START Data block
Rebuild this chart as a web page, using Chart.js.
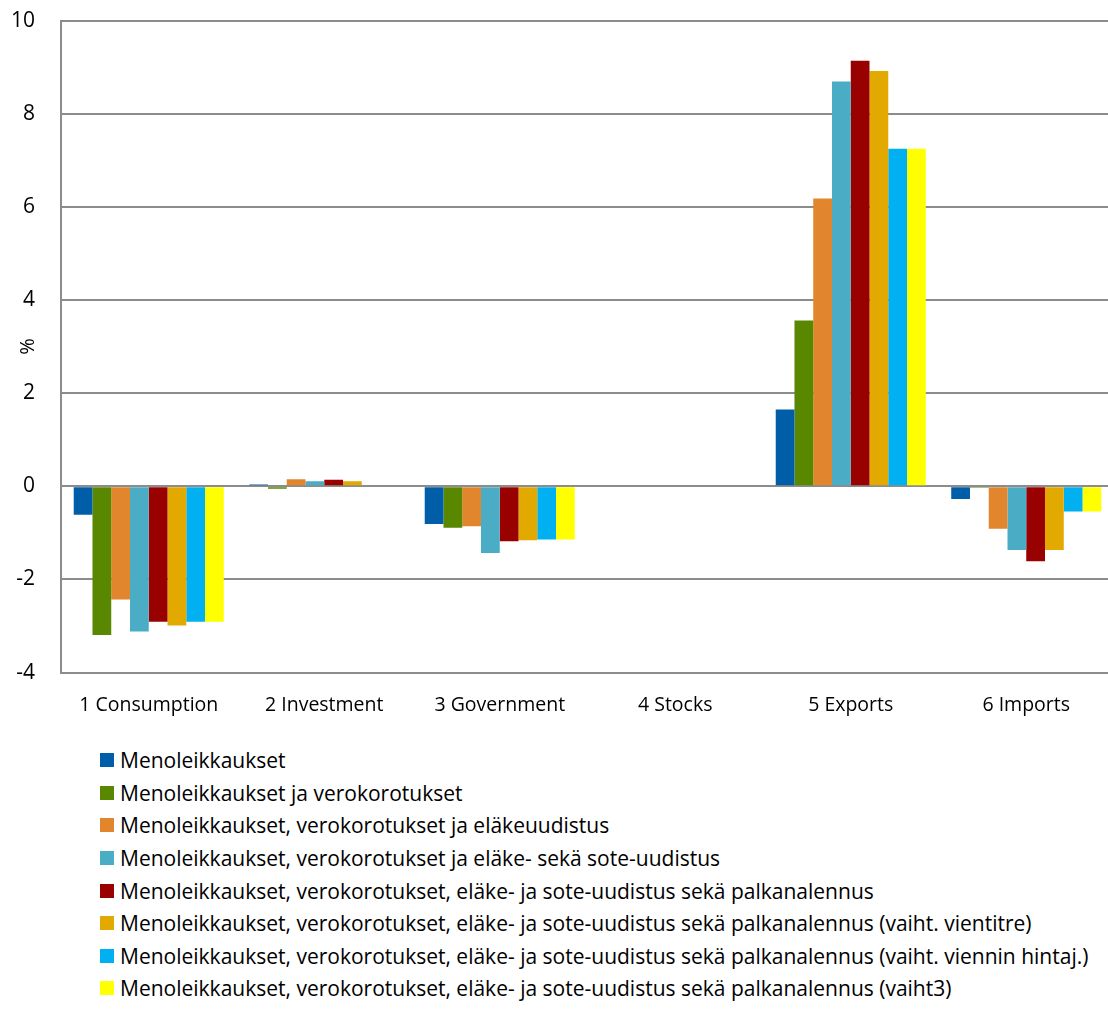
<!DOCTYPE html>
<html>
<head>
<meta charset="utf-8">
<script src="https://cdn.jsdelivr.net/npm/chart.js@4/dist/chart.umd.min.js"></script>
<style>
  html, body { margin: 0; padding: 0; background: #fff; overflow: hidden; }
  #wrap { position: relative; width: 1114px; height: 756px; margin-top: -18px; }
  #legend { margin: 6px 0 0 100px; font-family: 'Open Sans', Lato, sans-serif; font-size: 21px; color: #000; }
  .li { display: flex; align-items: center; height: 32.6px; white-space: nowrap; }
  .sw { width: 14px; height: 14px; margin-right: 6px; flex: none; }
</style>
</head>
<body>
<div id="wrap"><canvas id="c"></canvas></div>
<div id="legend"></div>
<script>
// categories and series (percent deviation from baseline)
const categories = ['1 Consumption', '2 Investment', '3 Government', '4 Stocks', '5 Exports', '6 Imports'];
const seriesNames = [
  'Menoleikkaukset',
  'Menoleikkaukset ja verokorotukset',
  'Menoleikkaukset, verokorotukset ja eläkeuudistus',
  'Menoleikkaukset, verokorotukset ja eläke- sekä sote-uudistus',
  'Menoleikkaukset, verokorotukset, eläke- ja sote-uudistus sekä palkanalennus',
  'Menoleikkaukset, verokorotukset, eläke- ja sote-uudistus sekä palkanalennus (vaiht. vientitre)',
  'Menoleikkaukset, verokorotukset, eläke- ja sote-uudistus sekä palkanalennus (vaiht. viennin hintaj.)',
  'Menoleikkaukset, verokorotukset, eläke- ja sote-uudistus sekä palkanalennus (vaiht3)'
];
const colors = ['#005EA8', '#5A8700', '#E2862E', '#4BACC6', '#990000', '#E2A900', '#00B0F0', '#FFFF00'];

const s1 = [-0.61, 0.04, -0.81, 0, 1.65, -0.27];
const s2 = [-3.19, -0.05, -0.89, 0, 3.56, -0.03];
const s3 = [-2.43, 0.15, -0.86, 0, 6.18, -0.91];
const s4 = [-3.12, 0.11, -1.43, 0, 8.69, -1.37];
const s5 = [-2.91, 0.14, -1.18, 0, 9.14, -1.61];
const s6 = [-2.99, 0.11, -1.16, 0, 8.92, -1.37];
const s7 = [-2.91, 0, -1.14, 0, 7.25, -0.54];
const s8 = [-2.91, 0, -1.14, 0, 7.25, -0.54];
const seriesValues = [s1, s2, s3, s4, s5, s6, s7, s8];

const yMin = -4, yMax = 10, yStep = 2;
const FONT = '"Open Sans", Lato, sans-serif';

const chart = new Chart(document.getElementById('c'), {
  type: 'bar',
  data: {
    labels: categories,
    datasets: seriesNames.map((name, i) => ({
      label: name,
      data: seriesValues[i],
      backgroundColor: colors[i],
      borderWidth: 0,
      categoryPercentage: 0.855,
      barPercentage: 1.0
    }))
  },
  options: {
    responsive: true,
    maintainAspectRatio: false,
    animation: false,
    layout: { padding: { top: 7, right: 0, bottom: 0, left: 0 } },
    plugins: { legend: { display: false }, tooltip: { enabled: false } },
    scales: {
      x: {
        grid: { display: false, drawTicks: false },
        border: { display: false },
        ticks: { color: '#000', font: { family: FONT, size: 19.5 }, padding: 21, maxRotation: 0 }
      },
      y: {
        min: yMin, max: yMax,
        afterFit: s => { s.width = 61; },
        grid: { color: '#8c8c8c', lineWidth: 2, drawTicks: false },
        border: { display: true, color: '#8c8c8c', width: 2 },
        ticks: { stepSize: yStep, color: '#000', font: { family: FONT, size: 21 }, padding: 26 },
        title: { display: true, text: '%', color: '#000', font: { family: FONT, size: 20 }, padding: { top: 16, bottom: 0 } }
      }
    }
  }
});

document.getElementById('legend').innerHTML = chart.data.datasets.map(d =>
  `<div class="li"><span class="sw" style="background:${d.backgroundColor}"></span>${d.label}</div>`
).join('');
</script>
</body>
</html>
END Data block
#### Given instruction:
Except for the pictures, copy the material above exactly.

#### Complete answer:
Rebuild this chart as a web page, using Chart.js.
<!DOCTYPE html>
<html>
<head>
<meta charset="utf-8">
<script src="https://cdn.jsdelivr.net/npm/chart.js@4/dist/chart.umd.min.js"></script>
<style>
  html, body { margin: 0; padding: 0; background: #fff; overflow: hidden; }
  #wrap { position: relative; width: 1114px; height: 756px; margin-top: -18px; }
  #legend { margin: 6px 0 0 100px; font-family: 'Open Sans', Lato, sans-serif; font-size: 21px; color: #000; }
  .li { display: flex; align-items: center; height: 32.6px; white-space: nowrap; }
  .sw { width: 14px; height: 14px; margin-right: 6px; flex: none; }
</style>
</head>
<body>
<div id="wrap"><canvas id="c"></canvas></div>
<div id="legend"></div>
<script>
// categories and series (percent deviation from baseline)
const categories = ['1 Consumption', '2 Investment', '3 Government', '4 Stocks', '5 Exports', '6 Imports'];
const seriesNames = [
  'Menoleikkaukset',
  'Menoleikkaukset ja verokorotukset',
  'Menoleikkaukset, verokorotukset ja eläkeuudistus',
  'Menoleikkaukset, verokorotukset ja eläke- sekä sote-uudistus',
  'Menoleikkaukset, verokorotukset, eläke- ja sote-uudistus sekä palkanalennus',
  'Menoleikkaukset, verokorotukset, eläke- ja sote-uudistus sekä palkanalennus (vaiht. vientitre)',
  'Menoleikkaukset, verokorotukset, eläke- ja sote-uudistus sekä palkanalennus (vaiht. viennin hintaj.)',
  'Menoleikkaukset, verokorotukset, eläke- ja sote-uudistus sekä palkanalennus (vaiht3)'
];
const colors = ['#005EA8', '#5A8700', '#E2862E', '#4BACC6', '#990000', '#E2A900', '#00B0F0', '#FFFF00'];

const s1 = [-0.61, 0.04, -0.81, 0, 1.65, -0.27];
const s2 = [-3.19, -0.05, -0.89, 0, 3.56, -0.03];
const s3 = [-2.43, 0.15, -0.86, 0, 6.18, -0.91];
const s4 = [-3.12, 0.11, -1.43, 0, 8.69, -1.37];
const s5 = [-2.91, 0.14, -1.18, 0, 9.14, -1.61];
const s6 = [-2.99, 0.11, -1.16, 0, 8.92, -1.37];
const s7 = [-2.91, 0, -1.14, 0, 7.25, -0.54];
const s8 = [-2.91, 0, -1.14, 0, 7.25, -0.54];
const seriesValues = [s1, s2, s3, s4, s5, s6, s7, s8];

const yMin = -4, yMax = 10, yStep = 2;
const FONT = '"Open Sans", Lato, sans-serif';

const chart = new Chart(document.getElementById('c'), {
  type: 'bar',
  data: {
    labels: categories,
    datasets: seriesNames.map((name, i) => ({
      label: name,
      data: seriesValues[i],
      backgroundColor: colors[i],
      borderWidth: 0,
      categoryPercentage: 0.855,
      barPercentage: 1.0
    }))
  },
  options: {
    responsive: true,
    maintainAspectRatio: false,
    animation: false,
    layout: { padding: { top: 7, right: 0, bottom: 0, left: 0 } },
    plugins: { legend: { display: false }, tooltip: { enabled: false } },
    scales: {
      x: {
        grid: { display: false, drawTicks: false },
        border: { display: false },
        ticks: { color: '#000', font: { family: FONT, size: 19.5 }, padding: 21, maxRotation: 0 }
      },
      y: {
        min: yMin, max: yMax,
        afterFit: s => { s.width = 61; },
        grid: { color: '#8c8c8c', lineWidth: 2, drawTicks: false },
        border: { display: true, color: '#8c8c8c', width: 2 },
        ticks: { stepSize: yStep, color: '#000', font: { family: FONT, size: 21 }, padding: 26 },
        title: { display: true, text: '%', color: '#000', font: { family: FONT, size: 20 }, padding: { top: 16, bottom: 0 } }
      }
    }
  }
});

document.getElementById('legend').innerHTML = chart.data.datasets.map(d =>
  `<div class="li"><span class="sw" style="background:${d.backgroundColor}"></span>${d.label}</div>`
).join('');
</script>
</body>
</html>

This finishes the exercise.